> TASK INSTRUCTIONS:
Begin with the first line below and retype each line exactly through the line containing "(E1) at (395,157)". Any pictures are to be left out.
◆ ◆ ◆ ◆ ◆
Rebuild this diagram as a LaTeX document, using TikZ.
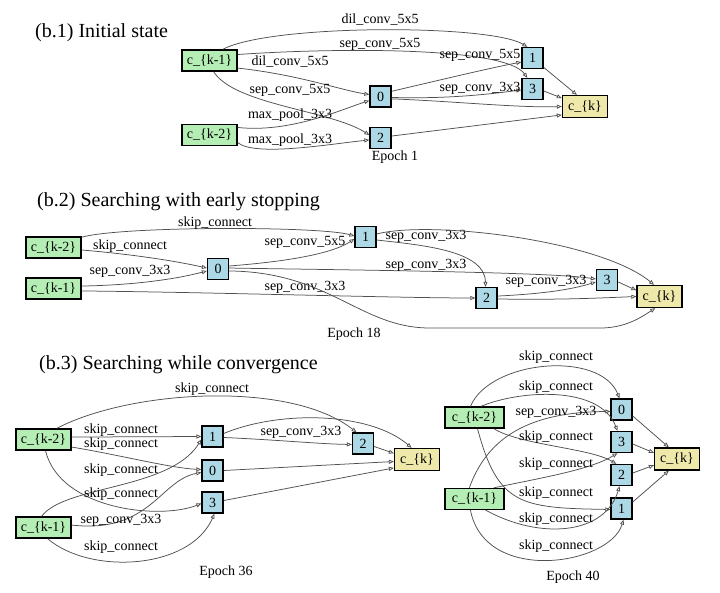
\documentclass[tikz,border=0pt]{standalone}
\usepackage{fontspec}
\setmainfont{Liberation Serif}
\usetikzlibrary{arrows.meta}
\definecolor{ingreen}{HTML}{B4EEB4}
\definecolor{midblue}{HTML}{ADD8E6}
\definecolor{outyellow}{HTML}{EEE8AA}
\definecolor{edgegray}{HTML}{505050}
\begin{document}
\begin{tikzpicture}[x=1pt,y=-1pt,
  boxbase/.style={draw=black,line width=1.3pt,inner sep=0pt,font=\fontsize{14}{16}\selectfont},
  inbox/.style={boxbase,fill=ingreen,minimum width=55pt,minimum height=21pt},
  midbox/.style={boxbase,fill=midblue,minimum width=21pt,minimum height=21pt},
  outbox/.style={boxbase,fill=outyellow,minimum width=45pt,minimum height=22pt},
  lbl/.style={inner sep=0pt,font=\fontsize{14}{16}\selectfont},
  ttl/.style={inner sep=0pt,anchor=west,font=\fontsize{20}{22}\selectfont},
  conn/.style={draw=edgegray,line width=0.75pt,-{Triangle[open,length=5pt,width=4pt]}}
]
\useasboundingbox (0,0) rectangle (720,592);
\fill[white] (0,0) rectangle (720,592);

% ---------------- (b.1) ----------------
\node[ttl] (T1) at (35,33) {(b.1) Initial state};
\node[inbox] (A1k1) at (209.5,60.5) {c\_\{k-1\}};
\node[inbox] (A1k2) at (209.5,135) {c\_\{k-2\}};
\node[midbox] (A10) at (380.5,96.5) {0};
\node[midbox] (A12) at (380.5,138) {2};
\node[midbox] (A11) at (532.5,58) {1};
\node[midbox] (A13) at (532.5,89) {3};
\node[outbox] (A1ck) at (585,106.5) {c\_\{k\}};
\node[lbl] (E1) at (395,157) {Epoch 1};

\draw[conn] (A1k1.40) .. controls (270,24) and (490,24) .. (A11.115);
\node[lbl] (a1l1) at (380,20) {dil\_conv\_5x5};
\draw[conn] (A1k1.12) .. controls (330,48) and (505,46) .. (A13.115);
\node[lbl] (a1l2) at (380,44) {sep\_conv\_5x5};
\draw[conn] (A1k1.-15) .. controls (300,75) and (340,90) .. (A10.170);
\node[lbl] (a1l3) at (290,62) {dil\_conv\_5x5};
\draw[conn] (A1k1.-70) .. controls (235,105) and (330,110) .. (A12.165);
\node[lbl] (a1l4) at (290,90) {sep\_conv\_5x5};
\draw[conn] (A1k2.15) .. controls (290,133) and (340,110) .. (A10.200);
\node[lbl] (a1l5) at (290,115) {max\_pool\_3x3};
\draw[conn] (A1k2.-15) .. controls (255,157) and (330,144) .. (A12.190);
\node[lbl] (a1l6) at (290,140) {max\_pool\_3x3};
\draw[conn] (A10.25) .. controls (440,80) and (490,68) .. (A11.200);
\node[lbl] (a1l7) at (480,55) {sep\_conv\_5x5};
\draw[conn] (A10.-5) .. controls (450,99) and (490,94) .. (A13.185);
\node[lbl] (a1l8) at (480,88) {sep\_conv\_3x3};
\draw[conn] (A10.-12) .. controls (450,101) and (520,108) .. (A1ck.west);
\draw[conn] (A12.10) -- (A1ck.200);
\draw[conn] (A11.-40) -- (A1ck.125);
\draw[conn] (A13.-10) -- (A1ck.160);

% ---------------- (b.2) ----------------
\node[ttl] (T2) at (37,202) {(b.2) Searching with early stopping};
\node[inbox] (B2k2) at (53.5,247.5) {c\_\{k-2\}};
\node[inbox] (B2k1) at (53.5,288.5) {c\_\{k-1\}};
\node[midbox] (B20) at (218,269) {0};
\node[midbox] (B21) at (365.5,237) {1};
\node[midbox] (B22) at (486.5,298) {2};
\node[midbox] (B23) at (607,280) {3};
\node[outbox] (B2ck) at (659.5,296.5) {c\_\{k\}};
\node[lbl] (E2) at (354,334) {Epoch 18};

\draw[conn] (B2k2.20) .. controls (120,226) and (320,226) .. (B21.175);
\node[lbl] (b2l1) at (215,223) {skip\_connect};
\draw[conn] (B2k2.-5) .. controls (140,255) and (180,262) .. (B20.175);
\node[lbl] (b2l2) at (130,246) {skip\_connect};
\draw[conn] (B2k1.5) .. controls (140,285) and (180,278) .. (B20.190);
\node[lbl] (b2l3) at (130,271) {sep\_conv\_3x3};
\draw[conn] (B20.15) .. controls (280,262) and (330,255) .. (B21.190);
\node[lbl] (b2l4) at (305,242) {sep\_conv\_5x5};
\draw[conn] (B20.5) .. controls (350,270) and (550,272) .. (B23.175);
\node[lbl] (b2l5) at (426,265) {sep\_conv\_3x3};
\draw[conn] (B2k1.-5) .. controls (200,292) and (400,298) .. (B22.west);
\node[lbl] (b2l6) at (305,287) {sep\_conv\_3x3};
\draw[conn] (B20.-10) .. controls (330,272) and (360,328) .. (430,328) -- (600,328) .. controls (625,328) and (640,318) .. (B2ck.-110);
\draw[conn] (B21.-15) .. controls (420,245) and (485,250) .. (B22.95);
\node[lbl] (b2l7) at (426,236) {sep\_conv\_3x3};
\draw[conn] (B21.15) .. controls (430,220) and (600,240) .. (B2ck.115);
\draw[conn] (B22.10) .. controls (540,294) and (570,290) .. (B23.190);
\node[lbl] (b2l8) at (546,281) {sep\_conv\_3x3};
\draw[conn] (B22.-5) .. controls (560,300) and (600,298) .. (B2ck.west);
\draw[conn] (B23.-10) -- (B2ck.165);

% ---------------- (b.3) left ----------------
\node[ttl] (T3) at (39,365) {(b.3) Searching while convergence};
\node[inbox] (C3k2) at (43.5,439.5) {c\_\{k-2\}};
\node[inbox] (C3k1) at (43.5,527.5) {c\_\{k-1\}};
\node[midbox] (C31) at (212.5,436.5) {1};
\node[midbox] (C30) at (212.5,470.5) {0};
\node[midbox] (C33) at (212.5,502.5) {3};
\node[midbox] (C32) at (363,443.5) {2};
\node[outbox] (C3ck) at (417,459.5) {c\_\{k\}};
\node[lbl] (E3) at (226,572) {Epoch 36};

\draw[conn] (C3k2.40) .. controls (130,390) and (290,380) .. (C32.120);
\node[lbl] (c3l1) at (212,389) {skip\_connect};
\draw[conn] (C3k2.5) -- (C31.180);
\node[lbl] (c3l2) at (121,430) {skip\_connect};
\draw[conn] (C3k2.-15) .. controls (120,455) and (170,468) .. (C30.175);
\node[lbl] (c3l3) at (121,444) {skip\_connect};
\draw[conn] (C3k1.100) .. controls (65,485) and (170,490) .. (C31.195);
\node[lbl] (c3l4) at (121,470) {skip\_connect};
\draw[conn] (C3k2.-80) .. controls (60,510) and (160,520) .. (C33.185);
\node[lbl] (c3l5) at (121,494) {skip\_connect};
\draw[conn] (C3k1.5) .. controls (150,534) and (160,480) .. (C30.190);
\node[lbl] (c3l6) at (121,520) {sep\_conv\_3x3};
\draw[conn] (C3k1.-70) .. controls (90,575) and (190,570) .. (C33.-80);
\node[lbl] (c3l7) at (121,547) {skip\_connect};
\draw[conn] (C31.-5) .. controls (280,440) and (320,444) .. (C32.185);
\node[lbl] (c3l8) at (301,432) {sep\_conv\_3x3};
\draw[conn] (C31.15) .. controls (280,410) and (370,412) .. (C3ck.115);
\draw[conn] (C32.-15) -- (C3ck.165);
\draw[conn] (C30.east) -- (C3ck.185);
\draw[conn] (C33.10) -- (C3ck.200);

% ---------------- (b.3) right ----------------
\node[inbox,minimum width=59pt] (D3k2) at (474.5,417.5) {c\_\{k-2\}};
\node[inbox,minimum width=59pt] (D3k1) at (474.5,499) {c\_\{k-1\}};
\node[midbox] (D30) at (621.5,409.5) {0};
\node[midbox] (D33) at (621.5,442) {3};
\node[midbox] (D32) at (621.5,475) {2};
\node[midbox] (D31) at (621.5,508.5) {1};
\node[outbox] (D3ck) at (677,459) {c\_\{k\}};
\node[lbl] (E4) at (573,577) {Epoch 40};

\draw[conn] (D3k2.110) .. controls (490,360) and (600,350) .. (D30.100);
\node[lbl] (d3l1) at (556,357) {skip\_connect};
\draw[conn] (D3k2.60) .. controls (520,390) and (600,385) .. (D33.110);
\node[lbl] (d3l2) at (556,387) {skip\_connect};
\draw[conn] (D3k1.115) .. controls (490,430) and (540,412) .. (D30.190);
\node[lbl] (d3l3) at (556,412) {sep\_conv\_3x3};
\draw[conn] (D3k2.-30) .. controls (520,445) and (590,448) .. (D32.115);
\node[lbl] (d3l4) at (556,437) {skip\_connect};
\draw[conn] (D3k1.30) .. controls (540,478) and (590,470) .. (D33.-110);
\node[lbl] (d3l5) at (556,464) {skip\_connect};
\draw[conn] (D3k2.-75) .. controls (498,505) and (520,508) .. (D31.185);
\node[lbl] (d3l6) at (556,493) {skip\_connect};
\draw[conn] (D3k1.-45) .. controls (540,540) and (605,535) .. (D32.-100);
\node[lbl] (d3l7) at (556,519) {skip\_connect};
\draw[conn] (D3k1.-110) .. controls (485,585) and (610,565) .. (D31.-80);
\node[lbl] (d3l8) at (556,546) {skip\_connect};
\draw[conn] (D30.-30) -- (D3ck.125);
\draw[conn] (D33.-10) -- (D3ck.165);
\draw[conn] (D32.10) -- (D3ck.195);
\draw[conn] (D31.30) -- (D3ck.-125);
\end{tikzpicture}
\end{document}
◆ ◆ ◆ ◆ ◆
> WRITTEN SOLUTION:
Rebuild this diagram as a LaTeX document, using TikZ.
\documentclass[tikz,border=0pt]{standalone}
\usepackage{fontspec}
\setmainfont{Liberation Serif}
\usetikzlibrary{arrows.meta}
\definecolor{ingreen}{HTML}{B4EEB4}
\definecolor{midblue}{HTML}{ADD8E6}
\definecolor{outyellow}{HTML}{EEE8AA}
\definecolor{edgegray}{HTML}{505050}
\begin{document}
\begin{tikzpicture}[x=1pt,y=-1pt,
  boxbase/.style={draw=black,line width=1.3pt,inner sep=0pt,font=\fontsize{14}{16}\selectfont},
  inbox/.style={boxbase,fill=ingreen,minimum width=55pt,minimum height=21pt},
  midbox/.style={boxbase,fill=midblue,minimum width=21pt,minimum height=21pt},
  outbox/.style={boxbase,fill=outyellow,minimum width=45pt,minimum height=22pt},
  lbl/.style={inner sep=0pt,font=\fontsize{14}{16}\selectfont},
  ttl/.style={inner sep=0pt,anchor=west,font=\fontsize{20}{22}\selectfont},
  conn/.style={draw=edgegray,line width=0.75pt,-{Triangle[open,length=5pt,width=4pt]}}
]
\useasboundingbox (0,0) rectangle (720,592);
\fill[white] (0,0) rectangle (720,592);

% ---------------- (b.1) ----------------
\node[ttl] (T1) at (35,33) {(b.1) Initial state};
\node[inbox] (A1k1) at (209.5,60.5) {c\_\{k-1\}};
\node[inbox] (A1k2) at (209.5,135) {c\_\{k-2\}};
\node[midbox] (A10) at (380.5,96.5) {0};
\node[midbox] (A12) at (380.5,138) {2};
\node[midbox] (A11) at (532.5,58) {1};
\node[midbox] (A13) at (532.5,89) {3};
\node[outbox] (A1ck) at (585,106.5) {c\_\{k\}};
\node[lbl] (E1) at (395,157) {Epoch 1};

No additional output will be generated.